3. Throw a picnic in your garden

Now that you’ve harvested all those fresh vegetables and fruits, it is time to make a delicious meal and dine al fresco. Pack your picnic basket and spread a blanket out in your garden. Bring along a few battery-operated lanterns and a small speaker to set the mood. Invite family and friends to join you for delicious summer salads and a dessert of fruit tarts.

Here’s some other food and beverage suggestions that make use of your garden produce:

  • Watermelon salad
  • BLT sandwiches
  • Vegetable summer rolls
  • Berry lemonade
  • Peach iced tea


4. Keep your garden cool and comfortable

There’s something so refreshing about taking a break from your gardening and going to sit in the shade of a big tree. Trees, shrubs, and plants act like nature’s version of air conditioning on a hot summer afternoon. Don’t forget about your feathered friends and make sure that their bird bath is always full of water for them to cool off in.

Here’s some ideas for keeping your garden and yard cool during the summer months:

  • Install a fountain, small pool, or other water feature. The evaporating water can have a cooling effect plus you’ll get the soothing sounds of running water.
  • Build an arbor, pergola, or other structure to provide a shady spot. We suggest planting quick-growing bougainvillea at the base for more coverage from the vines.
  • Place chairs or a bench in areas of your garden that tend to get the least amount of direct sunlight.


5. Make a plan for gardening in the heat

The temperatures just keep rising during the summer months and often the heat and humidity can creep up on you while you’re outdoors. Have a plan for how you’ll deal with the intense summer weather, so you don’t get heat stroke, heat exhaustion, or dehydrated.

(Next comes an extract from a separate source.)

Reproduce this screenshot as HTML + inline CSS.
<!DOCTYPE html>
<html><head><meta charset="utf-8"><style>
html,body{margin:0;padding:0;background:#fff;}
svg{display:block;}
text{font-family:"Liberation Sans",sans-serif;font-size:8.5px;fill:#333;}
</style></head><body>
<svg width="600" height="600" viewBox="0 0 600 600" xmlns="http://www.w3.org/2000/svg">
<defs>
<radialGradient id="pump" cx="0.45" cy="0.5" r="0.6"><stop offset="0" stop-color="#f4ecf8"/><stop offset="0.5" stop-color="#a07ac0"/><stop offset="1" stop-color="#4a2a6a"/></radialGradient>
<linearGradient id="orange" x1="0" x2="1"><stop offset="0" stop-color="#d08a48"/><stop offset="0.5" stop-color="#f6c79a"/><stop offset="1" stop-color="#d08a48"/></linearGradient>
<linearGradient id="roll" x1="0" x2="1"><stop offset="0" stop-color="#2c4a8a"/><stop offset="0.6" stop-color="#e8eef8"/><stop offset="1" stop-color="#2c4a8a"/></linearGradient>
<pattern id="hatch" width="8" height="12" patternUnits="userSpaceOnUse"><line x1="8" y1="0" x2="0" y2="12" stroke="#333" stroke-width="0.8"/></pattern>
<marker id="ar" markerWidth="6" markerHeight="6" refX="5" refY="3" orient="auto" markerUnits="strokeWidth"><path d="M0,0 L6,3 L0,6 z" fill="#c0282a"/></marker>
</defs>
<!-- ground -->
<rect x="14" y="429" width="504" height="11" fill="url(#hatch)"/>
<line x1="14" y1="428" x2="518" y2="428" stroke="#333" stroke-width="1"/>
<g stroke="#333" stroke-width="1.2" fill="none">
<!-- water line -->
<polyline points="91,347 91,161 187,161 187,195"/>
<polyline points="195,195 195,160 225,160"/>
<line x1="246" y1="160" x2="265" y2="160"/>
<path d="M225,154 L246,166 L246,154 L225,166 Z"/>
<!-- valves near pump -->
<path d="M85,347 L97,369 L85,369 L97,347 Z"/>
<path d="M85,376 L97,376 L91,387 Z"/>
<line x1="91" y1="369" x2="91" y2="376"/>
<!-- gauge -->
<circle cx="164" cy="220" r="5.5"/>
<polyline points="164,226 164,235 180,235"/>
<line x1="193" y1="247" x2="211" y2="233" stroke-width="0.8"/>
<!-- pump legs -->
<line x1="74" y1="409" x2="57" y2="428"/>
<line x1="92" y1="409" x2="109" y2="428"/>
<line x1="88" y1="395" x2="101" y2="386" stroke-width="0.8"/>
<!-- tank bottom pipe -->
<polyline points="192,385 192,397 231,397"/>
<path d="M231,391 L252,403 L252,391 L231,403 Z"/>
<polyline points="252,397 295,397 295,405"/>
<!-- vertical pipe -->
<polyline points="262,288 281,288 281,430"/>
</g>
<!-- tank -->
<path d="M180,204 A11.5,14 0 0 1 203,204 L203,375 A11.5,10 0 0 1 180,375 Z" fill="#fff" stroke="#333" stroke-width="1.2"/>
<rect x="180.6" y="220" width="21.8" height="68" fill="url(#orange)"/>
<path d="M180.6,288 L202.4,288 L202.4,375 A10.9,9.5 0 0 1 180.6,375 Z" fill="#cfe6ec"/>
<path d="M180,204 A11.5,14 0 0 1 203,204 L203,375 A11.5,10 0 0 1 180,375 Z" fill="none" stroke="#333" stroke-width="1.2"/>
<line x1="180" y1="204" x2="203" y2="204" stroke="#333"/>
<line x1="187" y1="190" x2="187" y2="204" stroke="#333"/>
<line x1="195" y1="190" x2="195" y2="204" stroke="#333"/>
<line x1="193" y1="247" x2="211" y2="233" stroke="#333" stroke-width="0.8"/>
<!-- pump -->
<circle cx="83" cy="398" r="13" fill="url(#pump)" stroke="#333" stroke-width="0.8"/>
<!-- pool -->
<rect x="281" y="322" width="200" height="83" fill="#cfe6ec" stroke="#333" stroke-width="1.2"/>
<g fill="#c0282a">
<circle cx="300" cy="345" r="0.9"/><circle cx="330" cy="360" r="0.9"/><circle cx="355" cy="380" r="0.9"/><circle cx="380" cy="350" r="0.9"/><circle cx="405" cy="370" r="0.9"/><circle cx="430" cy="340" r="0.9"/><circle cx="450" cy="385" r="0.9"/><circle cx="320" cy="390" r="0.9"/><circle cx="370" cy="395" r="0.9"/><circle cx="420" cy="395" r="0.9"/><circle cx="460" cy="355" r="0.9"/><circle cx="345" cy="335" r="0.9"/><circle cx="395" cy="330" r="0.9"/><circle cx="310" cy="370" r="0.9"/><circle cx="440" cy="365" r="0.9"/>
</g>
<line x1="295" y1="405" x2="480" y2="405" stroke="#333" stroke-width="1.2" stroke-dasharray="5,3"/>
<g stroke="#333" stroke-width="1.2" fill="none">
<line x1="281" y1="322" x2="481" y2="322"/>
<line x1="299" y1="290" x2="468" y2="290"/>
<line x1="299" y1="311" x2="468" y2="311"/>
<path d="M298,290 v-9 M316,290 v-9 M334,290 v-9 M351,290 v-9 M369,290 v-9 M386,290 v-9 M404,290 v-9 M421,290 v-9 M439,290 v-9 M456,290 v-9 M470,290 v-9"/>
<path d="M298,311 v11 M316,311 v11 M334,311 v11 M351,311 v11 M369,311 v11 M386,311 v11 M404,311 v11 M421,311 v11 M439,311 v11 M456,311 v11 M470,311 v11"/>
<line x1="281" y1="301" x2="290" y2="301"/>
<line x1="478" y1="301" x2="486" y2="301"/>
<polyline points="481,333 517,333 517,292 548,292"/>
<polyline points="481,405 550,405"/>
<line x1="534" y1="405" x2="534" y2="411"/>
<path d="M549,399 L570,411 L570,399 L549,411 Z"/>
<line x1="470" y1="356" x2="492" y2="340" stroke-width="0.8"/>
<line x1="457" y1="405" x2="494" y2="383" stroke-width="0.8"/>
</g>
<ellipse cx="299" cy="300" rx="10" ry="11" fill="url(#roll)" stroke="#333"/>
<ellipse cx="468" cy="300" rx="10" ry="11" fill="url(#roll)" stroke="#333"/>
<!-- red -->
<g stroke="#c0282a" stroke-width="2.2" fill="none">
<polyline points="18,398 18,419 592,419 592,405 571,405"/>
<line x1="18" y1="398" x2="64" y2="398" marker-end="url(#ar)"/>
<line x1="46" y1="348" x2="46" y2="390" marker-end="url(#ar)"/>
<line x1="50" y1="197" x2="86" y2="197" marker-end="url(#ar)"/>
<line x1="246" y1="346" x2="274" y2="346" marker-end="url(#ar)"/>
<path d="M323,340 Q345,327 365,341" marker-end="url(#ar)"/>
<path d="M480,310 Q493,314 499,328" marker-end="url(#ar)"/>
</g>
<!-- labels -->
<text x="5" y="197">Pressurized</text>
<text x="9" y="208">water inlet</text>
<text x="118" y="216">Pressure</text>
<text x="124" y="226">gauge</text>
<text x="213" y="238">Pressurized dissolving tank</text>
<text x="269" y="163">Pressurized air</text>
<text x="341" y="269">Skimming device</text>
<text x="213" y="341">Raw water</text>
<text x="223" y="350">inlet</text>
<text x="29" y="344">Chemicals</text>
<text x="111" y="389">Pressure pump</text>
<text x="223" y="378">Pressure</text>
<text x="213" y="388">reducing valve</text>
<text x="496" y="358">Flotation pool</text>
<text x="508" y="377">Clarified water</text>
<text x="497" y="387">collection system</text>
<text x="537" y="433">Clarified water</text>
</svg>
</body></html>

Here’s some things to keep in mind while you’re gardening in the heat:

  • Plan to do the gardening work that will take the most physical activity either early in the morning or in the evening when the sun is not so intense.
  • Keep a bottle of water nearby and drink frequently. Consider drinking a sports beverage if you’re perspiring heavily.
  • Wear sunscreen, a wide- brimmed hat, and light-coloured clothing.
  • Take a tip from the kids and finish your day with a fun run under the sprinkler!


6. Help out a neighbour in need

If you’re struggling with the heat of summer, then imagine what your elderly neighbours and friends are dealing with. It can be hard for them to properly care for their gardens on especially hot days. Check in on them and ask how you could be of help.

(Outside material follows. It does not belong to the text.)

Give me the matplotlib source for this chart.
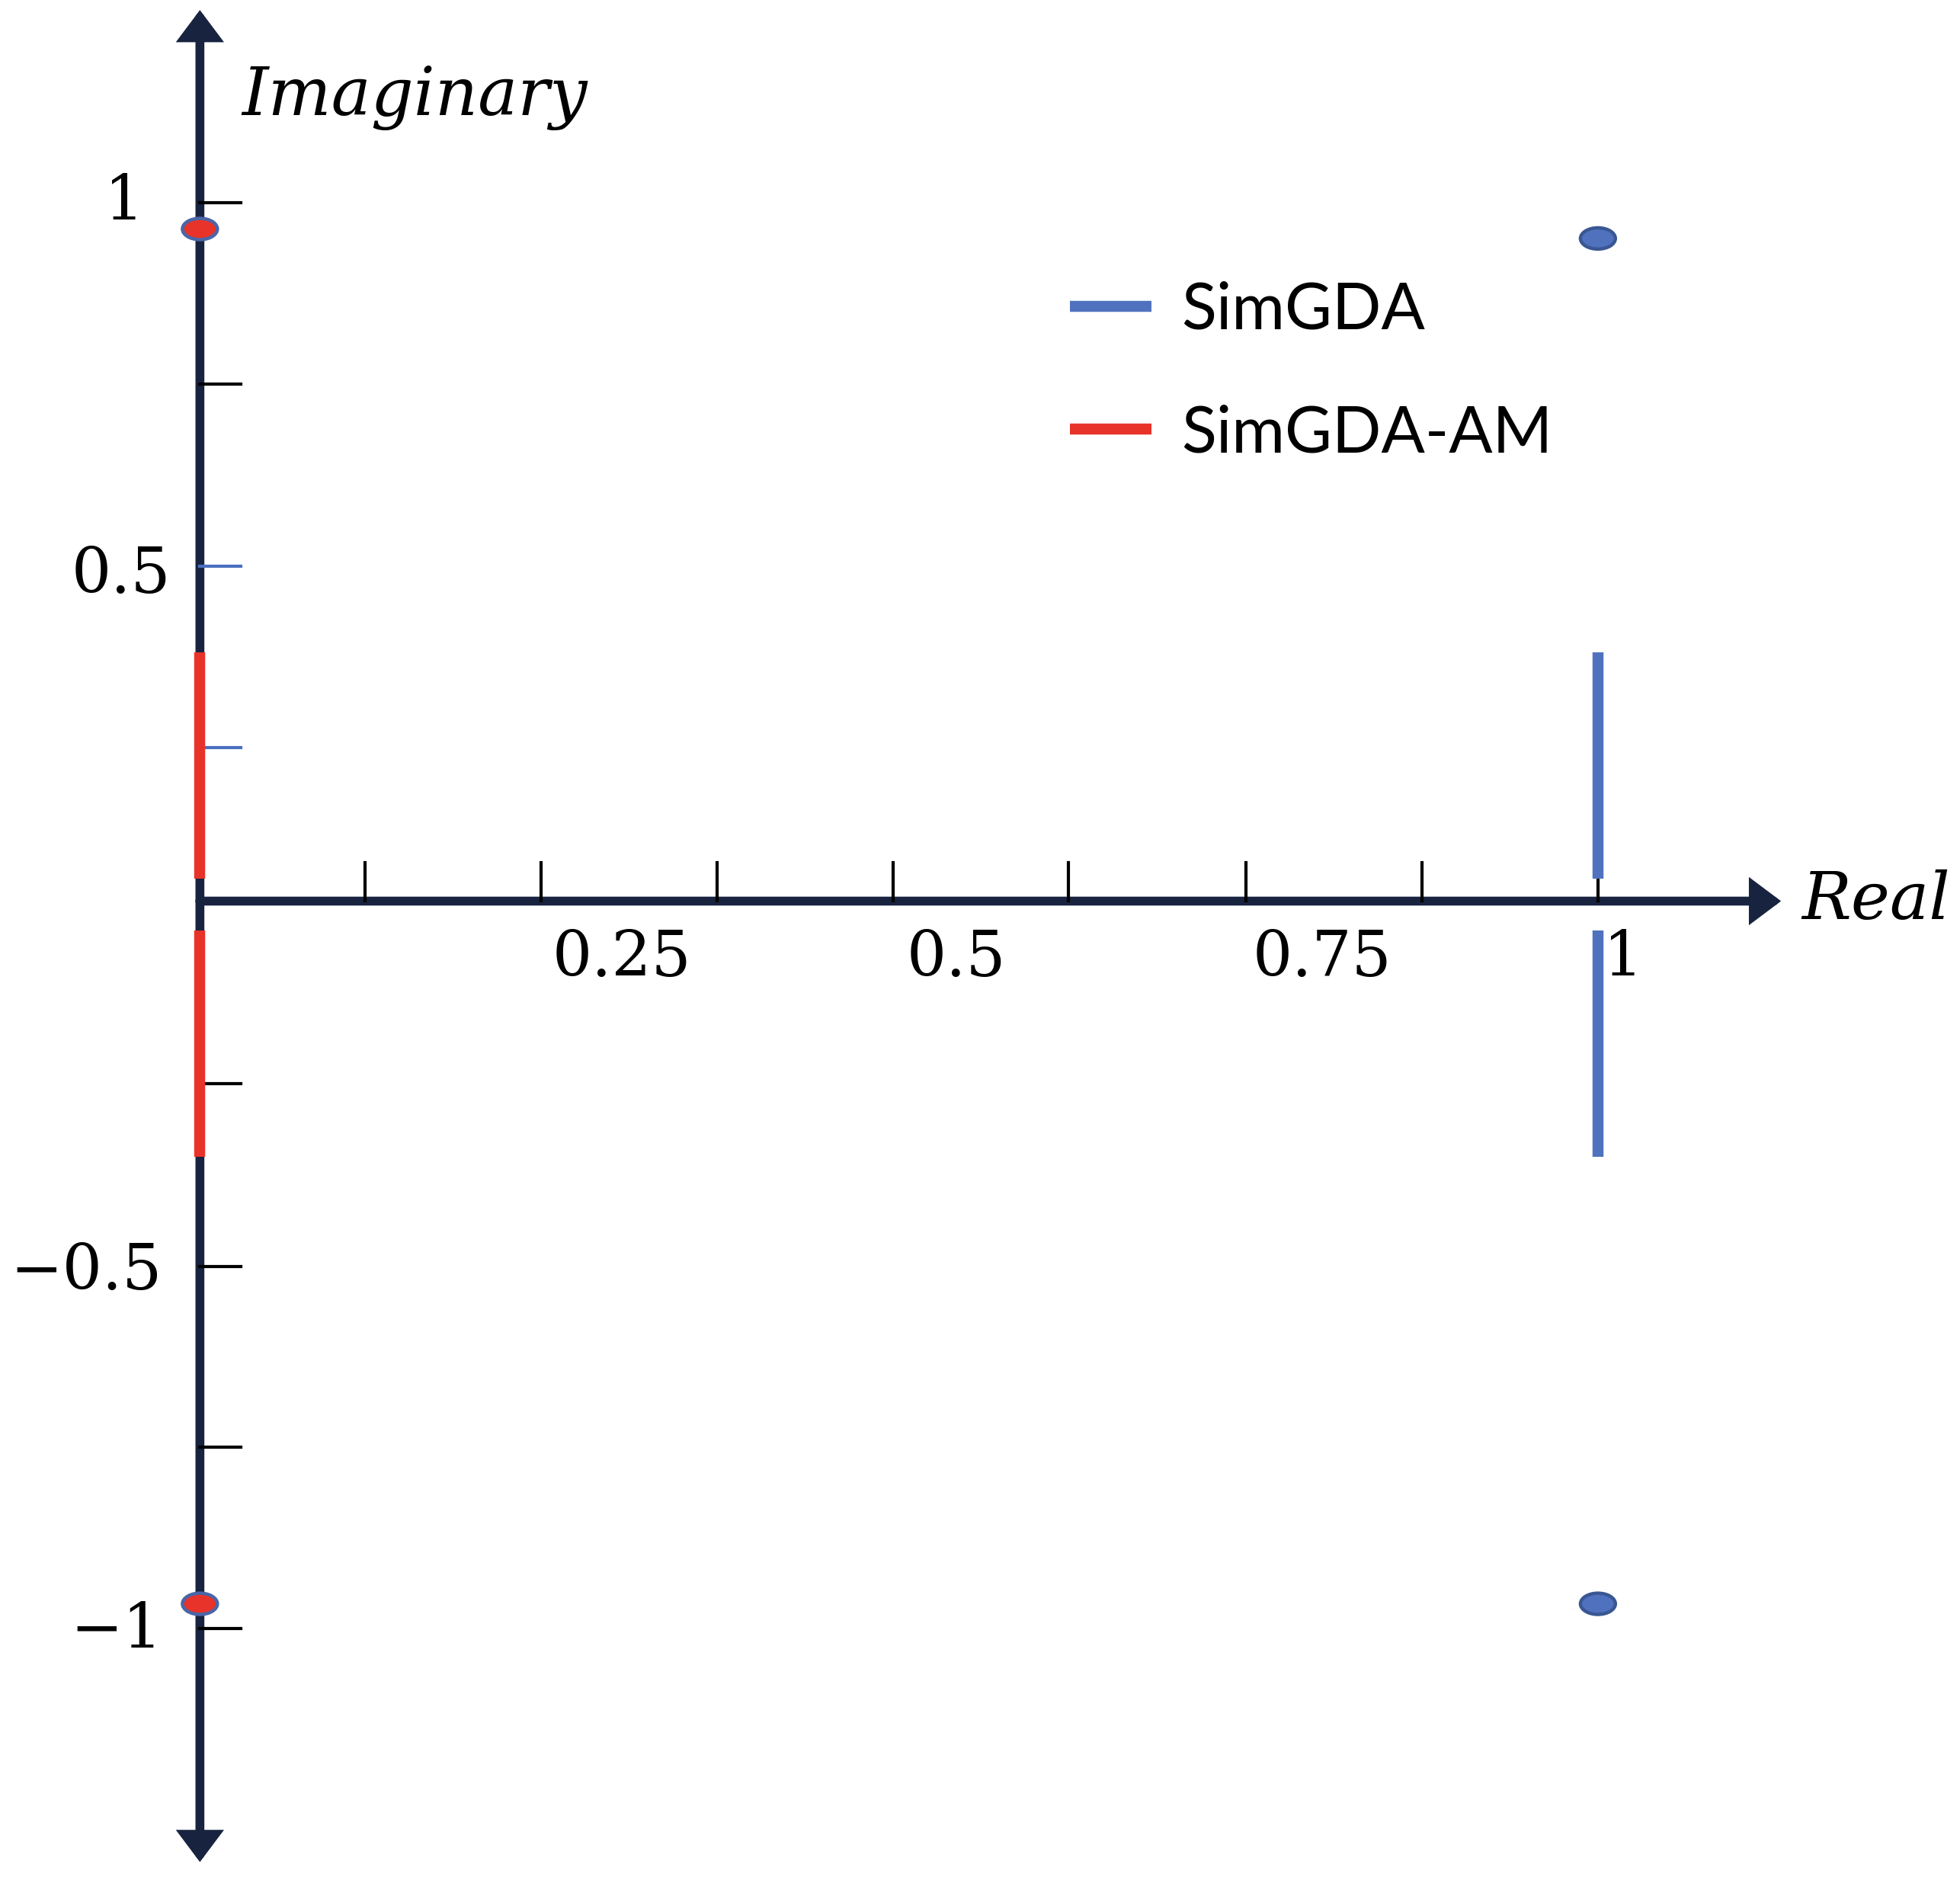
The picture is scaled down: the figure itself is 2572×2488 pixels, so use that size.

Here’s some ways to consider lending a green thumb to a fellow gardener in need:

  • Volunteer to weed, prune, or harvest their gardens and let them give you the guidance on what they exactly need done.
  • Offer to cut your neighbour’s flowers and present them arranged in a pretty vase.
  • Plant an extra row in your garden of summer fruits or vegetables and give them to a neighbour or donate to your local food pantry.